--- START OF SOURCE MATERIAL ---

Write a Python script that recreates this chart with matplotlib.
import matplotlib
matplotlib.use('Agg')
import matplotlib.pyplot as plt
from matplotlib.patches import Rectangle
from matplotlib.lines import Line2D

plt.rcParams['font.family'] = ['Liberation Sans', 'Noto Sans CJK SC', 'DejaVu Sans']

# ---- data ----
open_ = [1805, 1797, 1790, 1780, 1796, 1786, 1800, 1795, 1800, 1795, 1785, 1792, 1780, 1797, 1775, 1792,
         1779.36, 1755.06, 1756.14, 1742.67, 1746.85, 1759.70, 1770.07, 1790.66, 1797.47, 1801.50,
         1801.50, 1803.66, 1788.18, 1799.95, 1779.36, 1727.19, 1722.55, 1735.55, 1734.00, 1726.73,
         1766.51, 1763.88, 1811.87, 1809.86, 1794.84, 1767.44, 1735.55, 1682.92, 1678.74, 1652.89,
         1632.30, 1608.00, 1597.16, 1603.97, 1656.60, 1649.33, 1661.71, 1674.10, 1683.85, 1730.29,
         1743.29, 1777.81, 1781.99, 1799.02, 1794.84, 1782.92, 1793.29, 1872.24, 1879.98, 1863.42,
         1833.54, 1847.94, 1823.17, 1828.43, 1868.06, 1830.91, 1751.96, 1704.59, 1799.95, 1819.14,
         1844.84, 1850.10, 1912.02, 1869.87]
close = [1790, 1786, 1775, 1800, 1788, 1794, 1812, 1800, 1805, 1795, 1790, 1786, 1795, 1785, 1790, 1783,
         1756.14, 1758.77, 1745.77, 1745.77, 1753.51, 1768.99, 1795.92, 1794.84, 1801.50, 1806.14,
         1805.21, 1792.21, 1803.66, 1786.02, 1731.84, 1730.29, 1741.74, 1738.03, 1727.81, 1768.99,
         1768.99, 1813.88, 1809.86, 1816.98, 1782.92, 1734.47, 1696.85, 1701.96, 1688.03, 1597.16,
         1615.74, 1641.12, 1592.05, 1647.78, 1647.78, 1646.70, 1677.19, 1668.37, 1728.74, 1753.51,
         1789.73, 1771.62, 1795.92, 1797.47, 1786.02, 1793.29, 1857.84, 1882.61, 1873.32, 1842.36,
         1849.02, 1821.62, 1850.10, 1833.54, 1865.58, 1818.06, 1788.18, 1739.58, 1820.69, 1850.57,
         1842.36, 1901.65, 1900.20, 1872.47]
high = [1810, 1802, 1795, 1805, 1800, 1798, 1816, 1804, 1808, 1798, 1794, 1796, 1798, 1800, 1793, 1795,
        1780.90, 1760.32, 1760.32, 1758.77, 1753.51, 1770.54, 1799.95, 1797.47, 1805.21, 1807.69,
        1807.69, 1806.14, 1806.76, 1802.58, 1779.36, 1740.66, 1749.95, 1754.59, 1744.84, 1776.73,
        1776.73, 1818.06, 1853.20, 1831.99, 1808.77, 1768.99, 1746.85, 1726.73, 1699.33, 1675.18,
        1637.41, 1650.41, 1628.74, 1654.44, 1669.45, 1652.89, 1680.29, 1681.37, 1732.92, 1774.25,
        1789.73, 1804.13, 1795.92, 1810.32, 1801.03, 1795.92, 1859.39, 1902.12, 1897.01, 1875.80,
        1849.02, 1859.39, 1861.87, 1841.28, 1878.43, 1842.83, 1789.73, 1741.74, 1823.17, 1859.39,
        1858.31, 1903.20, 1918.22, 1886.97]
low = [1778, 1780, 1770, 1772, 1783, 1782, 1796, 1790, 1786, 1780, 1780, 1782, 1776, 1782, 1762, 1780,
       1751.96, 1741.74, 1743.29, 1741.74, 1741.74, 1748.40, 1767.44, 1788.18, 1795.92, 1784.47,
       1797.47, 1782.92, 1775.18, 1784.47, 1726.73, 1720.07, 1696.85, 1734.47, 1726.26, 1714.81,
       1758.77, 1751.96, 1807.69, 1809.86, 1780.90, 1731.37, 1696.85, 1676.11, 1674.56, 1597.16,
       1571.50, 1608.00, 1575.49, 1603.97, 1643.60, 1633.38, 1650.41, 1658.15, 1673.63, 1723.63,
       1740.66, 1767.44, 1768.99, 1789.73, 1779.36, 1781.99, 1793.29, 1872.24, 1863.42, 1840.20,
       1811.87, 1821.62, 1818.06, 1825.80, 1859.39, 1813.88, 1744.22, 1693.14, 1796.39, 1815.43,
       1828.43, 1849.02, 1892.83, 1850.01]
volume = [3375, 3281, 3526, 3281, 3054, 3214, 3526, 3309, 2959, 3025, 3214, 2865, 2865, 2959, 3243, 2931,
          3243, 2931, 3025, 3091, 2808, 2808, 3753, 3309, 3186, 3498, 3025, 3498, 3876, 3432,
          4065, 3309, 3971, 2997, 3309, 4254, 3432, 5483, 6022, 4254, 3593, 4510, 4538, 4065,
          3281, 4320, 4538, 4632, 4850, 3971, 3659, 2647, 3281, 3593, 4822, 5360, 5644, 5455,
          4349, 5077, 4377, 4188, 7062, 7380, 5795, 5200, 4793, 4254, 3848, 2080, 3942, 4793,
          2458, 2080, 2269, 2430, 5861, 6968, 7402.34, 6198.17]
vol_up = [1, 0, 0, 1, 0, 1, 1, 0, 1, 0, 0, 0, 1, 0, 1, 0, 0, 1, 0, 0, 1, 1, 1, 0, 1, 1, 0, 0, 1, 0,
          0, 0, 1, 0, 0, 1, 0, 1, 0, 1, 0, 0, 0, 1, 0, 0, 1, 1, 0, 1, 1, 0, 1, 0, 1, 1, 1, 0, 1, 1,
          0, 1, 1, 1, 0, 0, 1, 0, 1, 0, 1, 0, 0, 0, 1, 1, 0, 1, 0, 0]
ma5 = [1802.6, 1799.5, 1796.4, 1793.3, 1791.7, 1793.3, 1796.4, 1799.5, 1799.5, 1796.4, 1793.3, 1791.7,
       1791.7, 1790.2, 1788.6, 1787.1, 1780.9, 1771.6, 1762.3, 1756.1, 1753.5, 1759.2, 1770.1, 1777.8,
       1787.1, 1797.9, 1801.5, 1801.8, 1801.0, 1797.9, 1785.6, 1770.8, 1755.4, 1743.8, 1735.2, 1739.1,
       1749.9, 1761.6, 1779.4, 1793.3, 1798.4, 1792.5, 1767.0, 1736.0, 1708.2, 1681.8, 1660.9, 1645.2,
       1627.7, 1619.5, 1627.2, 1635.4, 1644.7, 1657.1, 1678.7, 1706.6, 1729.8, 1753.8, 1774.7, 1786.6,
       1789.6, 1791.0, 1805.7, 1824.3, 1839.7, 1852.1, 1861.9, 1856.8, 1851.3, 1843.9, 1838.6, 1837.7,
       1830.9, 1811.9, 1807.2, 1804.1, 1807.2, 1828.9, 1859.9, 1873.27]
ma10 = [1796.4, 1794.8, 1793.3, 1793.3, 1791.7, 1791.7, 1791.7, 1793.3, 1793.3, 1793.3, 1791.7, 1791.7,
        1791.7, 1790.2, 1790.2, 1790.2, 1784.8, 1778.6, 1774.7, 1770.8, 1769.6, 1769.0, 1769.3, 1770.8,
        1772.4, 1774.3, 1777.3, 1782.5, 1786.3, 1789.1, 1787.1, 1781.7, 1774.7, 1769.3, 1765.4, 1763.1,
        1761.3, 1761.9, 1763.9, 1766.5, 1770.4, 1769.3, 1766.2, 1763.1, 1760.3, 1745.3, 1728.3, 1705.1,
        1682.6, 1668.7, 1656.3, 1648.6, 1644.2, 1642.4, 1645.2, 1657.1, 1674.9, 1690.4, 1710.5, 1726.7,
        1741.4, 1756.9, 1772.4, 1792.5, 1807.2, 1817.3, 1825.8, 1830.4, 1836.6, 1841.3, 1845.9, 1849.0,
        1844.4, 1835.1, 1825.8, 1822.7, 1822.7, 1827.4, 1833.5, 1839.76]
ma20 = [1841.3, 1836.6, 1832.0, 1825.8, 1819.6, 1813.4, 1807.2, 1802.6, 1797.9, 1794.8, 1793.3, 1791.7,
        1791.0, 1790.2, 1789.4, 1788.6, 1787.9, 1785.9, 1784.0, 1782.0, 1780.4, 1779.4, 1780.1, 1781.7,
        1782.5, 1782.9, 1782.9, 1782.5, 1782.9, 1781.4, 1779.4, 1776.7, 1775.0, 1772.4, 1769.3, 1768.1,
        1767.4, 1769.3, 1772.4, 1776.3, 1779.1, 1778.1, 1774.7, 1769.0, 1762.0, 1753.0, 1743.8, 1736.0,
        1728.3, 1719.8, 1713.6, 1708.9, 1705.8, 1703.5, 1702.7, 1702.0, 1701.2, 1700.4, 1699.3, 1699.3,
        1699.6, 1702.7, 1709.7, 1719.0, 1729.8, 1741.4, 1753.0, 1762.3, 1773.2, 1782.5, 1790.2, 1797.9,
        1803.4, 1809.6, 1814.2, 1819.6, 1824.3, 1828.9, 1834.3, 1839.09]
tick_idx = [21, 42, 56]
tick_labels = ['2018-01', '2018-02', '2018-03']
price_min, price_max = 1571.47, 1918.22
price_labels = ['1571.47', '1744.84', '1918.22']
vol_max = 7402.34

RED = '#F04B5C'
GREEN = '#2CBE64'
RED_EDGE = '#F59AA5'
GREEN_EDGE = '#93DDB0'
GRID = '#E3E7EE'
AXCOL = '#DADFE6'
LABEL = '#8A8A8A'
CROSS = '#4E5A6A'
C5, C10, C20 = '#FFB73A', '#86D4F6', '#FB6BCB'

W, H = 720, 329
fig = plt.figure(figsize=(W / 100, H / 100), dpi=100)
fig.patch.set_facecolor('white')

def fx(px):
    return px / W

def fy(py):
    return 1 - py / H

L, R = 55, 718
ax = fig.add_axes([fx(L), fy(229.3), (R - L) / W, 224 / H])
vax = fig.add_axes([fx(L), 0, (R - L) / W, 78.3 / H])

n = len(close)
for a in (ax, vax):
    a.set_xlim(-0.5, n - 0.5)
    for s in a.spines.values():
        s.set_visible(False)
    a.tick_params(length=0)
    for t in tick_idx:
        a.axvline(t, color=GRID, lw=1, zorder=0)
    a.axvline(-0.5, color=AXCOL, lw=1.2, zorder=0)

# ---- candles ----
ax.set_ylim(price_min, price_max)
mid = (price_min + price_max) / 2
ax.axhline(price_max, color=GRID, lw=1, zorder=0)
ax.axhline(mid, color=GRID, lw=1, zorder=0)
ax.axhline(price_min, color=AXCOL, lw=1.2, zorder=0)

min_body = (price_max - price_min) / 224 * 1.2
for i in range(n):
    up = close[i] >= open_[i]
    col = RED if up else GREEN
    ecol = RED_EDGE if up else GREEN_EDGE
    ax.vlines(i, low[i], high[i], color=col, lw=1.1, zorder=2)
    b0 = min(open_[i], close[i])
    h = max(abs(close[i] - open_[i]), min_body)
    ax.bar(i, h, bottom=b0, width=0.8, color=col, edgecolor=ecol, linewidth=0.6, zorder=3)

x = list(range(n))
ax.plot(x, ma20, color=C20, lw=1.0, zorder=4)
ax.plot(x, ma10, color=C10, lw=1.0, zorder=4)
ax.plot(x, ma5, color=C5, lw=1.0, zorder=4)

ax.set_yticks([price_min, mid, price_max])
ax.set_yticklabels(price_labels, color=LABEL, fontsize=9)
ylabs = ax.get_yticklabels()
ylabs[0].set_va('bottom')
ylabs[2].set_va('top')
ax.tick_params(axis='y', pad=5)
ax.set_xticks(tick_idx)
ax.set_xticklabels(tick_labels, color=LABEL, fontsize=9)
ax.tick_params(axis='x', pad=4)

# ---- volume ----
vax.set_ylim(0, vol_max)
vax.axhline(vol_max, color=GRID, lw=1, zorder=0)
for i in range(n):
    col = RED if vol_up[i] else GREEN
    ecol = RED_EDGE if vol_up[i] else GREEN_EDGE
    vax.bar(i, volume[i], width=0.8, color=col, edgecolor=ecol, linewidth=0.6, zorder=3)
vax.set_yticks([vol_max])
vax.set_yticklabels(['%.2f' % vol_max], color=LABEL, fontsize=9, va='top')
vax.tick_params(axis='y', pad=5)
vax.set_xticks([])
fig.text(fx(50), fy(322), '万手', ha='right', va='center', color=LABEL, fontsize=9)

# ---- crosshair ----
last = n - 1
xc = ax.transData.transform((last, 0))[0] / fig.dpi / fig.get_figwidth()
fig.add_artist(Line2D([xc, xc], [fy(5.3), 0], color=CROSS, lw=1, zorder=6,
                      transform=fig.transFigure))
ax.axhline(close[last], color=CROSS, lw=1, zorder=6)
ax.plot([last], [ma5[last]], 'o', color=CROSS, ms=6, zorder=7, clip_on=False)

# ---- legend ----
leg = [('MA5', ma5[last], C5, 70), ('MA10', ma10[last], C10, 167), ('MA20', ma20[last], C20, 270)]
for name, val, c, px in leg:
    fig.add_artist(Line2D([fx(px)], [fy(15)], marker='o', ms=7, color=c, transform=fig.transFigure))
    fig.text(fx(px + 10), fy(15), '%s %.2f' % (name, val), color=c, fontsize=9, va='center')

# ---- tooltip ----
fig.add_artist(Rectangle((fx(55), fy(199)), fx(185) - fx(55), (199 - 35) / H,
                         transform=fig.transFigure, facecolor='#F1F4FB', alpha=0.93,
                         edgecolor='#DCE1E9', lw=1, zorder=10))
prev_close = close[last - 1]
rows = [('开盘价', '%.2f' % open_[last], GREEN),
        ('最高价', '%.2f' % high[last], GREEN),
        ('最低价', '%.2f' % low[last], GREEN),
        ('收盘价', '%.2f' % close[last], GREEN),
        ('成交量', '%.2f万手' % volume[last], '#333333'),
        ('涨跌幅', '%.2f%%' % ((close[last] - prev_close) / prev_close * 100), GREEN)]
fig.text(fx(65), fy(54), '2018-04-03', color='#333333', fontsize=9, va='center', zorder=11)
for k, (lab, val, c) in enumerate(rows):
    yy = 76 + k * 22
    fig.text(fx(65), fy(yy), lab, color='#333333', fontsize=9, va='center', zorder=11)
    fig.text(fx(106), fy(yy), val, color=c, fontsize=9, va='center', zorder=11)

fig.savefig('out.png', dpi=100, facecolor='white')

--- END OF SOURCE MATERIAL ---

▶ **STATED EXERCISE**
Print, unaltered, every line from the beginning of the material down to the line with "plt.rcParams['font.family'] = ['Liberation".

▶ **COMPLETE RESPONSE**
Write a Python script that recreates this chart with matplotlib.
import matplotlib
matplotlib.use('Agg')
import matplotlib.pyplot as plt
from matplotlib.patches import Rectangle
from matplotlib.lines import Line2D

plt.rcParams['font.family'] = ['Liberation Sans', 'Noto Sans CJK SC', 'DejaVu Sans']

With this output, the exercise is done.